> _DATASET CONTENT_:
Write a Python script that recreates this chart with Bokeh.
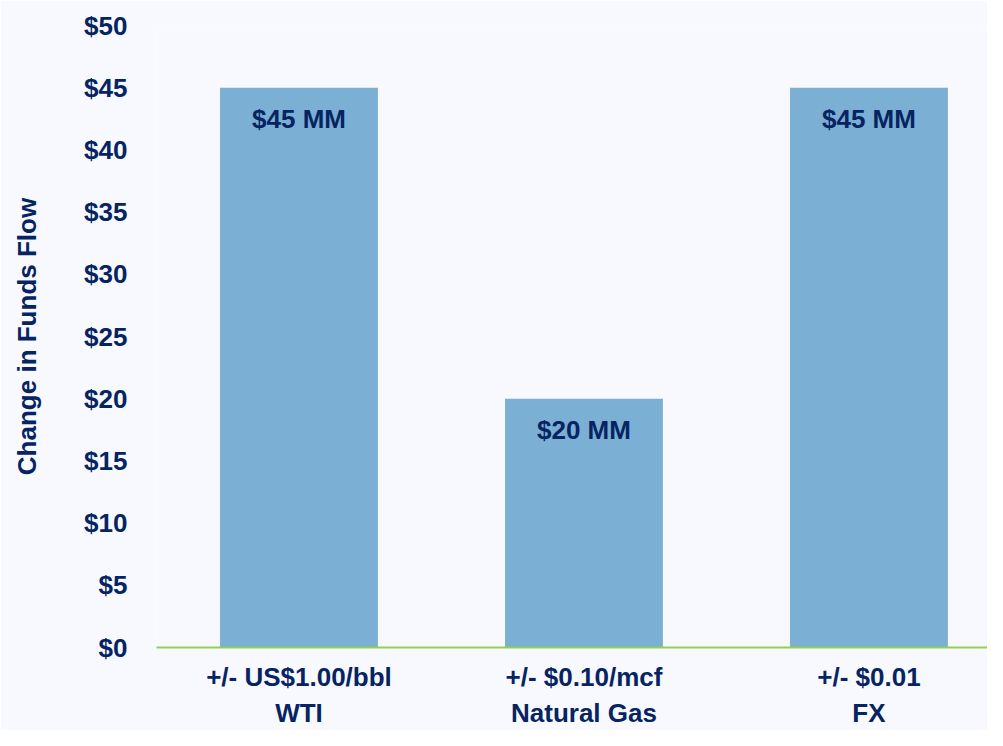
from bokeh.plotting import figure
from bokeh.models import ColumnDataSource, Range1d, FixedTicker
from bokeh.core.properties import value
from bokeh.embed import file_html
from bokeh.resources import INLINE

categories = ["+/- US$1.00/bbl\nWTI", "+/- $0.10/mcf\nNatural Gas", "+/- $0.01\nFX"]
values = [45, 20, 45]
bar_labels = ["$45 MM", "$20 MM", "$45 MM"]
y_ticks = [0, 5, 10, 15, 20, 25, 30, 35, 40, 45, 50]

FONT = "Liberation Sans"
NAVY = "#062462"
BG = "#F8F9FE"

xpos = [i + 0.5 for i in range(len(categories))]
src = ColumnDataSource(dict(x=xpos, top=values, label=bar_labels))

p = figure(width=987, height=730, output_backend="svg", toolbar_location=None,
           x_range=Range1d(0, 2.916), y_range=Range1d(0, 50),
           min_border_left=156, min_border_right=0, min_border_top=25, min_border_bottom=0)
p.background_fill_color = BG
p.border_fill_color = BG
p.outline_line_color = None
p.grid.visible = False

p.vbar(x="x", top="top", bottom=0, width=0.554, source=src, color="#7BAFD4", line_color=None)
p.text(x="x", y="top", text="label", source=src, y_offset=31, text_align="center",
       text_baseline="middle", text_color=NAVY, text_font=value(FONT),
       text_font_style="bold", text_font_size="26px")

p.xaxis.ticker = FixedTicker(ticks=xpos)
p.xaxis.major_label_overrides = {x: c for x, c in zip(xpos, categories)}
p.xaxis.axis_line_color = "#92D050"
p.xaxis.axis_line_width = 2
p.xaxis.major_tick_line_color = None
p.xaxis.major_tick_out = 0
p.xaxis.major_tick_in = 0
p.xaxis.minor_tick_line_color = None
p.xaxis.major_label_standoff = 14
p.xaxis.major_label_text_font = FONT
p.xaxis.major_label_text_font_style = "bold"
p.xaxis.major_label_text_font_size = "26px"
p.xaxis.major_label_text_color = NAVY

p.yaxis.ticker = FixedTicker(ticks=y_ticks)
p.yaxis.major_label_overrides = {t: f"${t}" for t in y_ticks}
p.yaxis.axis_line_color = None
p.yaxis.major_tick_line_color = None
p.yaxis.major_tick_out = 0
p.yaxis.major_tick_in = 0
p.yaxis.minor_tick_line_color = None
p.yaxis.major_label_standoff = 29
p.yaxis.major_label_text_font = FONT
p.yaxis.major_label_text_font_style = "bold"
p.yaxis.major_label_text_font_size = "26px"
p.yaxis.major_label_text_color = NAVY
p.yaxis.axis_label = "Change in Funds Flow"
p.yaxis.axis_label_standoff = 39
p.yaxis.axis_label_text_font = FONT
p.yaxis.axis_label_text_font_style = "bold"
p.yaxis.axis_label_text_font_size = "26px"
p.yaxis.axis_label_text_color = NAVY

open("out.html", "w").write(file_html(p, INLINE))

> _PROBLEM STATEMENT_:
Repeat the listing above from its first line through the line that contains "p.grid.visible = False", both included, and nothing more. Drop the pictures.

> _ANSWER FOR THE TASK_:
Write a Python script that recreates this chart with Bokeh.
from bokeh.plotting import figure
from bokeh.models import ColumnDataSource, Range1d, FixedTicker
from bokeh.core.properties import value
from bokeh.embed import file_html
from bokeh.resources import INLINE

categories = ["+/- US$1.00/bbl\nWTI", "+/- $0.10/mcf\nNatural Gas", "+/- $0.01\nFX"]
values = [45, 20, 45]
bar_labels = ["$45 MM", "$20 MM", "$45 MM"]
y_ticks = [0, 5, 10, 15, 20, 25, 30, 35, 40, 45, 50]

FONT = "Liberation Sans"
NAVY = "#062462"
BG = "#F8F9FE"

xpos = [i + 0.5 for i in range(len(categories))]
src = ColumnDataSource(dict(x=xpos, top=values, label=bar_labels))

p = figure(width=987, height=730, output_backend="svg", toolbar_location=None,
           x_range=Range1d(0, 2.916), y_range=Range1d(0, 50),
           min_border_left=156, min_border_right=0, min_border_top=25, min_border_bottom=0)
p.background_fill_color = BG
p.border_fill_color = BG
p.outline_line_color = None
p.grid.visible = False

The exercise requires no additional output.